YARN Executor Fails to Shutdown and Tries to Keep Running Jobs

We’ve run into circumstances where Yarn kills one container and brings up Dremio on a new container, but Dremio does not die on the old container. This is related to a fixed issue in 3.1.7. The difference is that in our case Dremio doesn’t even try to shutdown, so the /live end point that the YarnWatchdog checks still returns cleanly, and the instance does not get shutdown until a Hadoop admin kills it for us.

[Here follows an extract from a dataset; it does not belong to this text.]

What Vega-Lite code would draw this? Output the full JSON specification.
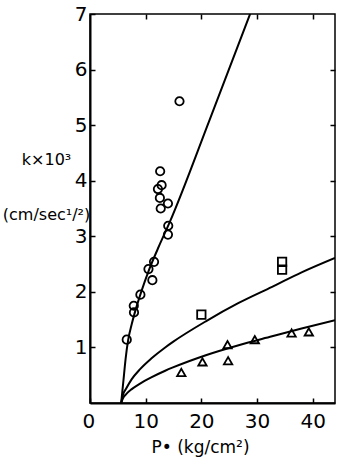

From the 3.1.7 release notes, on the previous bug fix:

In YARN deployments, executor processes in containers sometimes do not exit cleanly and remain active.
Resolved by implementing a watchdog to watch Dremio processes and a HTTP health check to kill executor processes that do not shutdown cleanly.

@patricker

This is a slight variation of the problem, where Yarn sometimes cleans the bundled jar files but not the actual Dremio process. Dremio coordinator thinks it is still a valid container and sends work to that container. Do you see more nodes when you compare the list under “Node Activity” and “select hostname from sys.nodes”? Does sys.nodes show more hosts. The extra ones under sys.nodes (but not shown under “admin-node activity” are the orphaned ones

Thanks
@balaji.ramaswamy

@balaji.ramaswamy Yes, we see the node under sys.nodes, but not under the Yarn Node list.
We’ve used this method in the past to identify which hosts need to be cleaned up, but there is no way for us to remotely shutdown the Dremio processes that I am aware. We end up contacting a Hadoop administrator who can login to the host and kill the Dremio process.

@patricker

Totally agree with you. We are internally working here to address this issue in the coming releases

Thanks
@balaji.ramaswamy

@balaji.ramaswamy I’ve seen a few small bug fix releases come out recently. Any update on the timeline for this fix?

@patricker, It is been actively worked on. Should be put in one of the next new releases. It is a big change so currently do not have an ETA.

@patricker

this should be fixed in 4.1.8

I agree. I reviewed the code improvements in 4.1.8 for this and we are working on testing it.